Judge: Defendant, do you want to bake the Plaintiff a cake?
Defendant: No.
Judge: Ok, sorry, Plaintiff, he doesn’t want to do it. Case dismissed. Oh, and Plaintiff: you owe the Defendant his legal costs.
But because we’ve got into this “mother, may I?” attitude, it went on for years. And because it was allowed to go on for years, the people trying to destroy Masterpiece Bakeshop simply tried again and again with different plaintiffs and slightly different arguments. But they all came down to the same absurdity: an assertion that Person A has a right to order Person B to do something. That in this or that circumstance, a person loses their rights as an individual depending on the supposed need of another individual.

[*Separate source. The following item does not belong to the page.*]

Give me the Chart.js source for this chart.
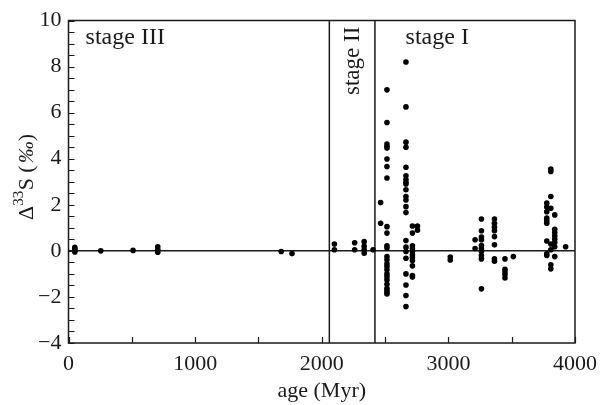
<!DOCTYPE html>
<html>
<head>
<meta charset="utf-8">
<script src="https://cdn.jsdelivr.net/npm/chart.js@4.4.1/dist/chart.umd.min.js"></script>
<style>
  html, body { margin: 0; padding: 0; background: #fff; }
  canvas { display: block; }
</style>
</head>
<body>
<canvas id="chart" width="605" height="405"></canvas>
<script>
// --- data: one age per sample column, values of Δ33S (‰) ---
const columnAges = [50, 255, 510, 705, 1680, 1765, 2100, 2260, 2335, 2405, 2465, 2515,
  2665, 2716, 2756, 3015, 3211, 3261, 3364, 3447, 3513, 3777, 3809, 3840, 3926];
const columnValues = [
  [0.15, 0.08, 0.02, -0.05],
  [0.0],
  [0.02],
  [0.18, 0.06, -0.06],
  [-0.03],
  [-0.12],
  [0.3, 0.05],
  [0.35, 0.05],
  [0.4, 0.2, 0.05, -0.1],
  [0.05],
  [2.1, 1.2],
  [6.99, 5.57, 4.64, 4.53, 4.46, 3.99, 3.66, 3.16, 1.05, 0.77, 0.22, 0.12, -0.25, -0.39,
   -0.56, -0.68, -0.82, -1.0, -1.12, -1.26, -1.45, -1.62, -1.72, -1.81, -1.87],
  [8.2, 6.25, 4.72, 4.5, 3.63, 3.26, 3.1, 2.98, 2.9, 2.65, 2.36, 2.21, 1.92, 1.66,
   0.45, 0.16, -0.03, -0.32, -1.0, -1.48, -1.94, -2.42],
  [1.08, 0.77, 0.22, 0.09, -0.03, -0.17, -0.29, -0.42, -0.65, -1.07, -1.14],
  [1.08, 0.9],
  [-0.27, -0.4],
  [0.48, 0.1],
  [1.38, 0.87, 0.6, 0.48, 0.23, 0.1, -0.03, -0.2, -0.35, -1.65],
  [1.38, 1.2, 1.03, 0.87, 0.62, 0.26, -0.35, -0.45],
  [-0.35, -0.8, -0.92, -1.04, -1.18],
  [-0.25],
  [2.07, 1.9, 1.7, 1.42, 1.3, 1.2, 0.43, -0.13, -0.2],
  [3.55, 3.45, 2.36, 1.85, 0.3, 0.05, -0.6, -0.78],
  [1.56, 0.94, 0.8, 0.65, 0.5, 0.36, 0.18, -0.25],
  [0.18]
];

// stage boundaries (Myr) and labels
const stageBounds = [2060, 2420];
const stageLabels = ['stage III', 'stage II', 'stage I'];
const stageLabelAt = [[135, 9.0], [2268, 8.25], [2662, 9.0]]; // age, value

const xTicks = [0, 1000, 2000, 3000, 4000];
const yTicks = [-4, -2, 0, 2, 4, 6, 8, 10];

const points = [];
columnAges.forEach((age, i) => {
  columnValues[i].forEach(v => points.push({ x: age, y: v }));
});

const FONT = "'Liberation Serif', 'DejaVu Serif', serif";
const INK = '#1a1a1a';

// extra drawing: frame, inward ticks, reference lines, labels, y title
const decorations = {
  id: 'decorations',
  beforeDatasetsDraw(chart) {
    const { ctx, chartArea: a, scales: { x, y } } = chart;
    ctx.save();
    ctx.strokeStyle = INK;
    ctx.lineWidth = 1.5;
    // zero line
    const y0 = y.getPixelForValue(0);
    ctx.beginPath();
    ctx.moveTo(a.left, y0); ctx.lineTo(a.right, y0);
    // stage boundaries
    stageBounds.forEach(b => {
      const px = x.getPixelForValue(b);
      ctx.moveTo(px, a.top); ctx.lineTo(px, a.bottom);
    });
    ctx.stroke();
    ctx.restore();
  },
  afterDraw(chart) {
    const { ctx, chartArea: a, scales: { x, y } } = chart;
    ctx.save();
    ctx.strokeStyle = INK;
    ctx.lineWidth = 1.5;
    ctx.strokeRect(a.left, a.top, a.right - a.left, a.bottom - a.top);

    // inward ticks
    ctx.lineWidth = 1.2;
    ctx.beginPath();
    for (let v = 0; v <= 4000; v += 500) {
      const px = Math.round(x.getPixelForValue(v)) + 0.5;
      ctx.moveTo(px, a.bottom); ctx.lineTo(px, a.bottom - 6);
    }
    for (let v = -4; v <= 10; v += 0.5) {
      const py = Math.round(y.getPixelForValue(v)) + 0.5;
      ctx.moveTo(a.left, py); ctx.lineTo(a.left + 6, py);
    }
    ctx.stroke();

    // stage labels
    ctx.fillStyle = INK;
    ctx.font = '24px ' + FONT;
    ctx.textBaseline = 'alphabetic';
    ctx.textAlign = 'left';
    ctx.fillText(stageLabels[0], x.getPixelForValue(stageLabelAt[0][0]), y.getPixelForValue(stageLabelAt[0][1]));
    ctx.fillText(stageLabels[2], x.getPixelForValue(stageLabelAt[2][0]), y.getPixelForValue(stageLabelAt[2][1]));
    ctx.save();
    ctx.font = '23px ' + FONT;
    ctx.translate(x.getPixelForValue(stageLabelAt[1][0]) + 3, y.getPixelForValue(stageLabelAt[1][1]));
    ctx.rotate(-Math.PI / 2);
    ctx.textAlign = 'center';
    ctx.fillText(stageLabels[1], 0, 0);
    ctx.restore();

    // y axis title: Δ^33 S (‰)
    const parts = [
      { t: '\u0394', f: '22px ' + FONT, dy: 0, gap: 0 },
      { t: '33', f: '15px ' + FONT, dy: -10, gap: 0.5 },
      { t: 'S', f: '22px ' + FONT, dy: 0, gap: 0 },
      { t: ' (', f: '22px ' + FONT, dy: 0, gap: 2 },
      { t: '\u2030', f: 'italic 22px ' + FONT, dy: 0, gap: 0 },
      { t: ')', f: '22px ' + FONT, dy: 0, gap: 0 }
    ];
    let w = 0;
    parts.forEach(p => { ctx.font = p.f; p.w = ctx.measureText(p.t).width + p.gap; w += p.w; });
    ctx.save();
    ctx.translate(33, 177);
    ctx.rotate(-Math.PI / 2);
    ctx.textAlign = 'left';
    let cx = -w / 2;
    parts.forEach(p => {
      ctx.font = p.f;
      ctx.fillText(p.t, cx, p.dy);
      cx += p.w;
    });
    ctx.restore();
    ctx.restore();
  }
};

new Chart(document.getElementById('chart'), {
  type: 'scatter',
  data: {
    datasets: [{
      data: points,
      backgroundColor: '#000',
      borderWidth: 0,
      pointRadius: 2.8
    }]
  },
  options: {
    responsive: false,
    animation: false,
    devicePixelRatio: 1,
    layout: { padding: { top: 20.5, right: 27, left: 0, bottom: 0 } },
    plugins: { legend: { display: false }, tooltip: { enabled: false } },
    scales: {
      x: {
        type: 'linear', min: 0, max: 4000,
        afterBuildTicks: s => { s.ticks = xTicks.map(v => ({ value: v })); },
        grid: { display: false, drawTicks: false },
        border: { display: false },
        ticks: { font: { family: FONT, size: 22 }, color: INK, padding: 8, maxRotation: 0, callback: v => String(v) },
        title: { display: true, text: 'age (Myr)', font: { family: FONT, size: 22 }, color: INK, padding: { top: 0, bottom: 1 } },
        afterFit: s => { s.height = 62; }
      },
      y: {
        type: 'linear', min: -4, max: 10,
        afterBuildTicks: s => { s.ticks = yTicks.map(v => ({ value: v })); },
        grid: { display: false, drawTicks: false },
        border: { display: false },
        ticks: {
          font: { family: FONT, size: 22 }, color: INK, padding: 7,
          callback: v => String(v).replace('-', '\u2212')
        },
        afterFit: s => { s.width = 68.5; }
      }
    }
  },
  plugins: [decorations]
});
</script>
</body>
</html>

We must get back to the understanding of human rights – it will be crucial as we reform America. The old America we grew up in (and especially that, say, our grandparents knew) is gone. We’re at the crossroads where we are going to decide if America will remain free, or become a quasi-Socialist society of Rulers and Ruled. But for us to recreate a free America, then Americans are going to have to re-learn what being free means. They’ll need to re-learn, that is, that we don’t need permission. My grandfather used to make massive business deals on a handshake. There was no contract. There were no lawyers involved. They were free, adult Americans presumed by all concerned to be in full possession of their faculties and so if the deal went belly up they’d all take their lumps and move on. They didn’t need to fill out a government permission form (and the very concept would have amazed them): they saw their opportunity to make money and agreed to give it a try. We must restore that mental attitude – something in the mind which assumes we’re all able to do a thing without permission from anyone save those directly involved.
Because if we don’t, then even our victory over the current Left will be hollow – unless people are imbued with a spirit of liberty, they won’t remain free. They won’t, that is turn from Marx to Madison, but from Marx to Franco. In the end, Franco is still vastly better than Marx…but Madison is better than both, by a long shot.